Fraunhofer invented something good. They Patented it. Patents last 20 years, after which they expire forever.
Fraunhofer enjoyed the monopoly on use of this technology, but only for a short time. Now, the Public owns it (it is in the public domain).
No, every piece of music is lossy because analog cannot be encoded into digital without an infinite amount of loss.
This is a piece of audiophile bullshit that makes no more sense than the tortoise and the hare "paradox". For those who don't know it, the tortoise starts with a head start but whenever the hare gets to where the tortoise was it's moved a little further so the hare must run an infinite number of distances like 100m, 10m, 1m, 0.1m, 0.01m, 0.001m and so on to "infinity". Same with analog, the infinite loss is also infinitely insignificant.
Live today, because you never know what tomorrow brings
I used to see quite a few video game projects use .ogg files [...] . I expect to see more of them ship with MP3s instead.

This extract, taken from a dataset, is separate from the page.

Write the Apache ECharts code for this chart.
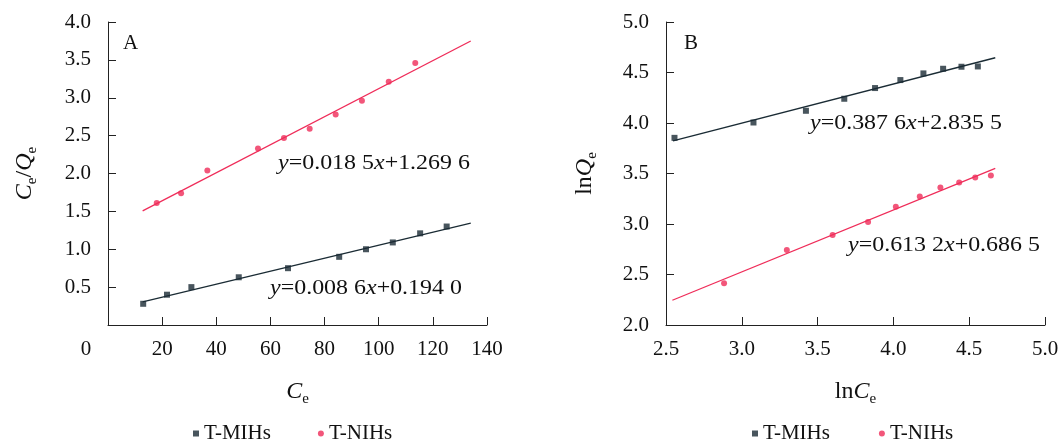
<!DOCTYPE html>
<html><head><meta charset="utf-8">
<script src="https://cdn.jsdelivr.net/npm/echarts@6/dist/echarts.min.js"></script>
<style>html,body{margin:0;padding:0;background:#fff}#c{width:1061px;height:443px}</style>
</head><body><div id="c"></div>
<script>
// ---- data ----
const seriesNames = ['T-MIHs', 'T-NIHs'];
// Panel A: Ce vs Ce/Qe
const A_MIH_Ce   = [13.0, 21.8, 30.8, 48.3, 66.5, 85.4, 95.3, 105.2, 115.3, 125.1];
const A_MIH_CeQe = [0.28, 0.40, 0.50, 0.63, 0.75, 0.90, 1.00, 1.09, 1.21, 1.30];
const A_NIH_Ce   = [18.0, 27.0, 36.7, 55.4, 65.0, 74.5, 84.1, 93.8, 103.7, 113.5];
const A_NIH_CeQe = [1.61, 1.74, 2.04, 2.33, 2.47, 2.59, 2.78, 2.96, 3.21, 3.46];
const A_fit_MIH  = [[12.8, 0.304], [134, 1.346]];
const A_fit_NIH  = [[12.8, 1.506], [134, 3.749]];
const A_eq_MIH = '{i|y}=0.008 6{i|x}+0.194 0';
const A_eq_NIH = '{i|y}=0.018 5{i|x}+1.269 6';
// Panel B: lnCe vs lnQe
const B_MIH_lnCe = [2.556, 3.077, 3.423, 3.676, 3.879, 4.046, 4.198, 4.328, 4.449, 4.557];
const B_MIH_lnQe = [3.853, 4.005, 4.121, 4.240, 4.346, 4.425, 4.491, 4.537, 4.557, 4.560];
const B_NIH_lnCe = [2.883, 3.297, 3.599, 3.833, 4.016, 4.174, 4.310, 4.434, 4.540, 4.643];
const B_NIH_lnQe = [2.413, 2.743, 2.892, 3.021, 3.172, 3.272, 3.361, 3.410, 3.460, 3.480];
const B_fit_MIH  = [[2.546, 3.822], [4.672, 4.646]];
const B_fit_NIH  = [[2.542, 2.245], [4.672, 3.551]];
const B_eq_MIH = '{i|y}=0.387 6{i|x}+2.835 5';
const B_eq_NIH = '{i|y}=0.613 2{i|x}+0.686 5';
const panelLabels = ['A', 'B'];

// ---- style ----
const FF = '"Liberation Serif", "Times New Roman", serif';
const FS = 21;
const NFS = 24;
const BLACK = '#1a2b34';
const RED = '#ef2c59';
const AX = '#222';
const TXT = '#111';

const zip = (a, b) => a.map((v, i) => [v, b[i]]);
const richName = {
  i: { fontStyle: 'italic', fontSize: NFS, fontFamily: FF, color: TXT, lineHeight: 30 },
  n: { fontSize: NFS, fontFamily: FF, color: TXT, lineHeight: 30 },
  s: { fontSize: 15, fontFamily: FF, color: TXT, verticalAlign: 'bottom' }
};
function axisCommon() {
  return {
    type: 'value',
    axisLine: { show: true, onZero: false, lineStyle: { color: AX, width: 1 } },
    axisTick: { show: true, inside: true, length: 8, lineStyle: { color: AX, width: 1 } },
    splitLine: { show: false },
    nameTextStyle: { rich: richName }
  };
}
const labelStyle = () => ({ fontSize: FS, fontFamily: FF, color: TXT });

const option = {
  animation: false,
  backgroundColor: '#fff',
  grid: [
    { left: 108, top: 22, width: 379, height: 303, outerBoundsMode: 'none', containLabel: false },
    { left: 666, top: 22, width: 379, height: 303, outerBoundsMode: 'none', containLabel: false }
  ],
  xAxis: [
    Object.assign(axisCommon(), {
      gridIndex: 0, min: 0, max: 140, interval: 20,
      axisLabel: Object.assign(labelStyle(), {
        margin: 14,
        formatter: v => v === 0 ? '{z|0}' : String(v),
        rich: { z: Object.assign(labelStyle(), { padding: [0, 44, 0, 0] }) }
      }),
      name: '{i|C}{s|e}', nameLocation: 'middle', nameGap: 52
    }),
    Object.assign(axisCommon(), {
      gridIndex: 1, min: 2.5, max: 5.0, interval: 0.5,
      axisLabel: Object.assign(labelStyle(), { margin: 14, formatter: v => v.toFixed(1) }),
      name: '{n|ln}{i|C}{s|e}', nameLocation: 'middle', nameGap: 52
    })
  ],
  yAxis: [
    Object.assign(axisCommon(), {
      gridIndex: 0, min: 0, max: 4.0, interval: 0.5,
      axisLabel: Object.assign(labelStyle(), { margin: 17, formatter: v => v === 0 ? '' : v.toFixed(1) }),
      name: '{i|C}{s|e}{n|/}{i|Q}{s|e}', nameLocation: 'middle', nameGap: 68
    }),
    Object.assign(axisCommon(), {
      gridIndex: 1, min: 2.0, max: 5.0, interval: 0.5,
      axisLabel: Object.assign(labelStyle(), { margin: 17, formatter: v => v.toFixed(1) }),
      name: '{n|ln}{i|Q}{s|e}', nameLocation: 'middle', nameGap: 66
    })
  ],
  legend: [
    { data: [{ name: seriesNames[0], icon: 'rect' }, { name: seriesNames[1], icon: 'circle' }],
      left: 193, top: 423, padding: 0, itemWidth: 6, itemHeight: 6, itemGap: 47,
      textStyle: { fontSize: FS, fontFamily: 'Liberation Serif', color: TXT }, selectedMode: false },
    { data: [{ name: seriesNames[0], icon: 'rect' }, { name: seriesNames[1], icon: 'circle' }],
      left: 752, top: 423, padding: 0, itemWidth: 6, itemHeight: 6, itemGap: 49,
      textStyle: { fontSize: FS, fontFamily: 'Liberation Serif', color: TXT }, selectedMode: false }
  ],
  series: [
    { name: 'fitA1', type: 'line', xAxisIndex: 0, yAxisIndex: 0, data: A_fit_MIH, symbol: 'none', silent: true, lineStyle: { color: BLACK, width: 1.3 }, z: 1 },
    { name: 'fitA2', type: 'line', xAxisIndex: 0, yAxisIndex: 0, data: A_fit_NIH, symbol: 'none', silent: true, lineStyle: { color: RED, width: 1.3 }, z: 1 },
    { name: 'fitB1', type: 'line', xAxisIndex: 1, yAxisIndex: 1, data: B_fit_MIH, symbol: 'none', silent: true, lineStyle: { color: BLACK, width: 1.3 }, z: 1 },
    { name: 'fitB2', type: 'line', xAxisIndex: 1, yAxisIndex: 1, data: B_fit_NIH, symbol: 'none', silent: true, lineStyle: { color: RED, width: 1.3 }, z: 1 },
    { name: seriesNames[0], type: 'scatter', xAxisIndex: 0, yAxisIndex: 0, data: zip(A_MIH_Ce, A_MIH_CeQe), symbol: 'rect', symbolSize: 6, itemStyle: { color: BLACK }, z: 3 },
    { name: seriesNames[1], type: 'scatter', xAxisIndex: 0, yAxisIndex: 0, data: zip(A_NIH_Ce, A_NIH_CeQe), symbol: 'circle', symbolSize: 6, itemStyle: { color: RED }, z: 3 },
    { name: seriesNames[0], type: 'scatter', xAxisIndex: 1, yAxisIndex: 1, data: zip(B_MIH_lnCe, B_MIH_lnQe), symbol: 'rect', symbolSize: 6, itemStyle: { color: BLACK }, z: 3 },
    { name: seriesNames[1], type: 'scatter', xAxisIndex: 1, yAxisIndex: 1, data: zip(B_NIH_lnCe, B_NIH_lnQe), symbol: 'circle', symbolSize: 6, itemStyle: { color: RED }, z: 3 }
  ],
  graphic: []
};

const eqRich = {
  i: { font: 'italic ' + FS + 'px ' + FF, fill: TXT }
};
function eqText(txt, cx, cy) {
  return { type: 'text', x: cx, y: cy, scaleX: 1.14, z: 10, silent: true,
    style: { text: txt, font: FS + 'px ' + FF, fill: TXT, align: 'center', verticalAlign: 'middle', rich: eqRich } };
}
option.graphic = [
  { type: 'text', x: 123, y: 43, style: { text: panelLabels[0], font: FS + 'px ' + FF, fill: TXT, verticalAlign: 'middle' } },
  { type: 'text', x: 684, y: 43, style: { text: panelLabels[1], font: FS + 'px ' + FF, fill: TXT, verticalAlign: 'middle' } },
  eqText(A_eq_NIH, 374, 163),
  eqText(A_eq_MIH, 366, 288),
  eqText(B_eq_MIH, 906, 123),
  eqText(B_eq_NIH, 944, 245)
];

const chart = echarts.init(document.getElementById('c'), null, { renderer: 'canvas' });
chart.setOption(option);
</script>
</body></html>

Unlike a web application, a PC-native video game doesn't have to rely on codecs built into the user's existing operating system. Thus the codec choice depends on licensing and rate-distortion efficiency. Yes, I expect games to switch away from Vorbis, but not to MP3 because MP3 is less space-efficient than Vorbis at a given fidelity level. They'll probably switch to Opus, which beats both MP3 and Vorbis at fidelity per bit.
Everything is superior to MP3. Vorbis, Opus, AAC, ATRAC, even (ugh) WMA. Because MP3 is simply dated.
But sometimes dated works. It's universally supported. Every device, every platform, from PCs to doorbells. The same reason GIF and JPEG still stick around, when there are superior alternatives now.
Reason 4: File size. Everyone talks about how space is cheap these days. Well that wasn't always the case. For many people their music collection was expanding rapidly at a time where space to store it was much harder/more expensive to come by. Perhaps the compression has improved since the early days, but when Ogg Vorbis first started making waves i checked it out, and the ogg files at the time were almost ten times the size of the equivalent mp3 files. Meaning my 75-80 GB of mp3s would have forced me to upgrade to a 1 TB drive, which would have been prohibitively expensive in 2005. And the other issue i ran into while testing the new format was...
Aren't you confusing OGG Vorbis with FLAC? I've lived the same period of time and heck no, Vorbis files never were 10x larger than MP3 files.